▸ **WORK TO BE COMPLETED**: Copy all lines below containing "matplotlib".

____________

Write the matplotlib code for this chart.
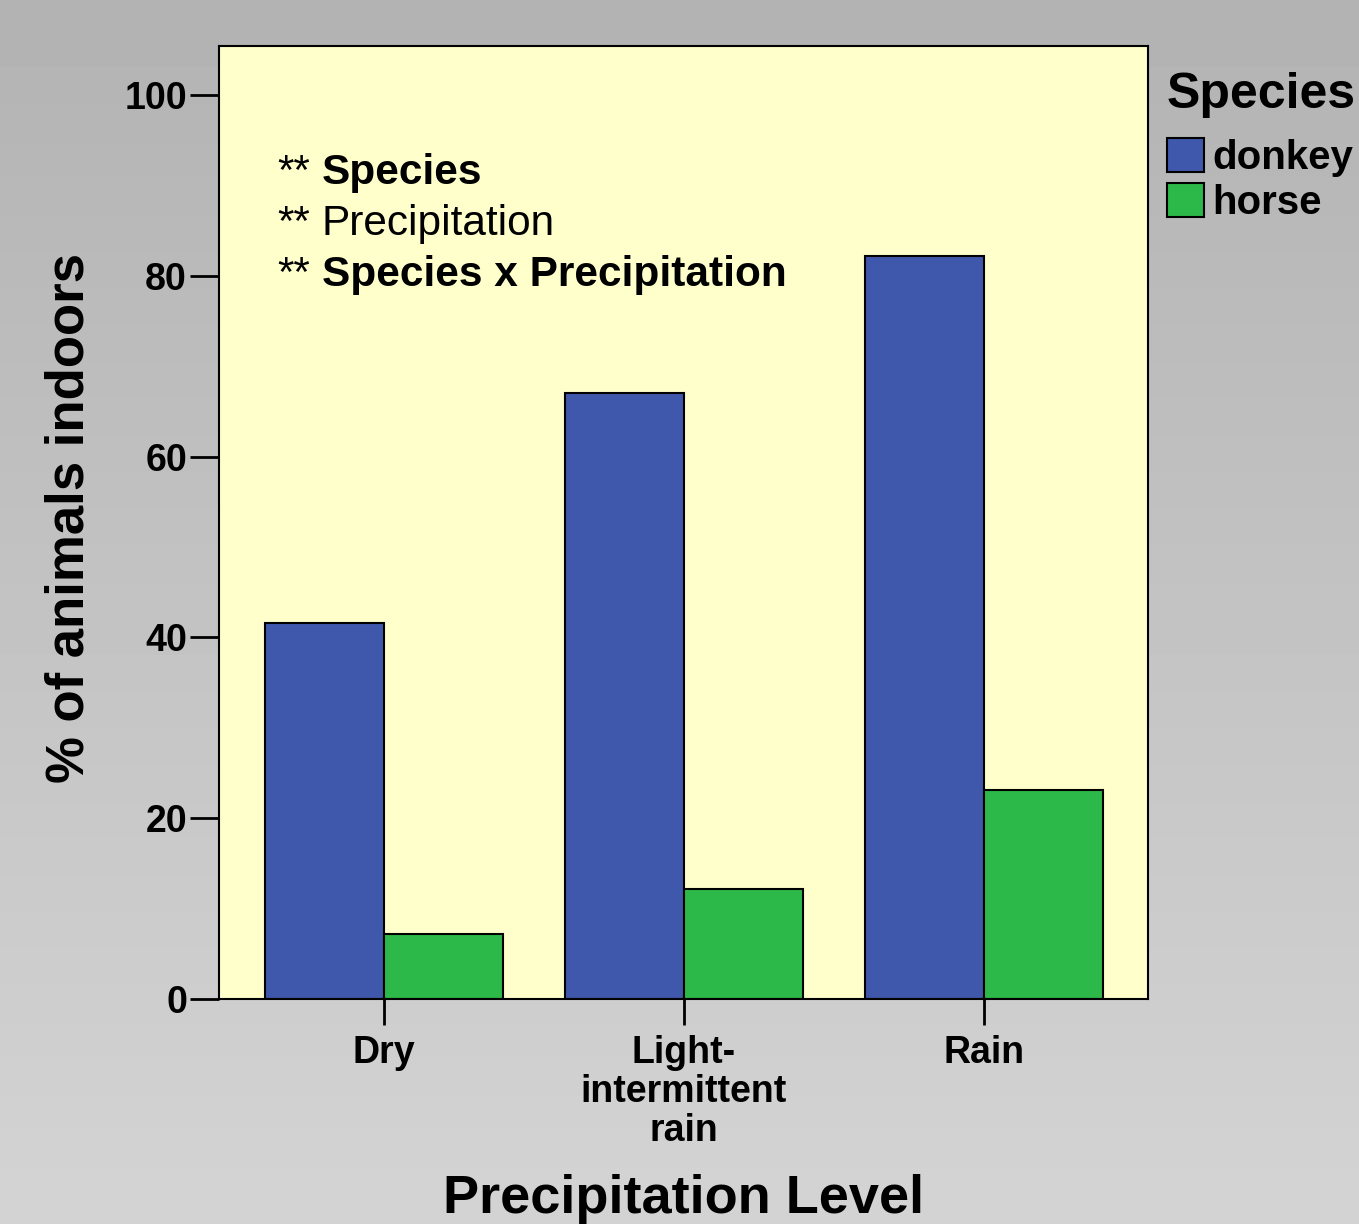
#!/usr/bin/env python3
"""Grouped bar chart: share of donkeys and horses kept indoors by precipitation level."""

import matplotlib
matplotlib.use("Agg")
import matplotlib.pyplot as plt
import numpy as np
from matplotlib.patches import Patch

# Data
levels = ["Dry", "Light-\nintermittent\nrain", "Rain"]
species = ["donkey", "horse"]
donkey_pct = [41.6, 67.0, 82.2]
horse_pct = [7.2, 12.2, 23.1]
y_ticks = [0, 20, 40, 60, 80, 100]
effects = [("**", "Species", "bold"),
           ("**", "Precipitation", "normal"),
           ("**", "Species x Precipitation", "bold")]

DONKEY = "#3f58ab"
HORSE = "#2db84a"
PANEL = "#ffffcb"

plt.rcParams["font.family"] = ["Liberation Sans", "DejaVu Sans"]

fig = plt.figure(figsize=(13.59, 12.24), dpi=100)

# grey gradient backdrop
bg = fig.add_axes([0, 0, 1, 1], zorder=-10)
grad = np.linspace(0.70, 0.83, 256).reshape(-1, 1)
bg.imshow(grad, aspect="auto", cmap="gray", vmin=0, vmax=1, origin="upper")
bg.axis("off")

ax = fig.add_axes([0.1611, 0.1838, 0.6836, 0.7786])
ax.set_facecolor(PANEL)

x = np.arange(len(levels))
width = 0.397
ax.bar(x - width / 2, donkey_pct, width, align="center", color=DONKEY,
       edgecolor="black", linewidth=1.5, label=species[0])
ax.bar(x + width / 2, horse_pct, width, align="center", color=HORSE,
       edgecolor="black", linewidth=1.5, label=species[1])

ax.set_xlim(-0.55, 2.547)
ax.set_ylim(0, 105.4)
ax.set_yticks(y_ticks)
ax.set_yticklabels([str(t) for t in y_ticks], fontsize=27, fontweight="bold")
ax.set_xticks(x)
ax.set_xticklabels(levels, fontsize=27, fontweight="bold", linespacing=1.1)
ax.tick_params(axis="y", length=21, width=2, pad=2)
ax.tick_params(axis="x", length=19, width=2, pad=7)

for s in ax.spines.values():
    s.set_linewidth(1.5)

ax.set_ylabel("% of animals indoors", fontsize=38, fontweight="bold")
ax.yaxis.set_label_coords(-0.134, 0.505)
ax.set_xlabel("Precipitation Level", fontsize=39, fontweight="bold")
ax.xaxis.set_label_coords(0.5, -0.184)

# significance notes
baselines = [0.8552, 0.8017, 0.7482]
for (stars, name, weight), yb in zip(effects, baselines):
    ax.text(0.0624, yb, stars, transform=ax.transAxes, fontsize=30.5,
            va="baseline", ha="left")
    ax.text(0.1109, yb, name, transform=ax.transAxes, fontsize=30.5,
            fontweight=weight, va="baseline", ha="left")

# legend: title drawn separately so the gap below it can be matched
fig.text(1167 / 1359, 1 - 108 / 1224, "Species", fontsize=36,
         fontweight="bold", ha="left", va="baseline")
handles = [Patch(facecolor=DONKEY, edgecolor="black", linewidth=1.5),
           Patch(facecolor=HORSE, edgecolor="black", linewidth=1.5)]
leg = fig.legend(handles, species, loc="upper left",
                 bbox_to_anchor=(1167 / 1359, 1 - 138 / 1224),
                 frameon=False, prop={"size": 29, "weight": "bold"},
                 handlelength=0.93, handleheight=0.93, handletextpad=0.2,
                 labelspacing=0.15, borderpad=0, borderaxespad=0)

fig.savefig("out.png", dpi=100)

____________

▸ **OUTPUT**:
Write the matplotlib code for this chart.
import matplotlib
matplotlib.use("Agg")
import matplotlib.pyplot as plt
from matplotlib.patches import Patch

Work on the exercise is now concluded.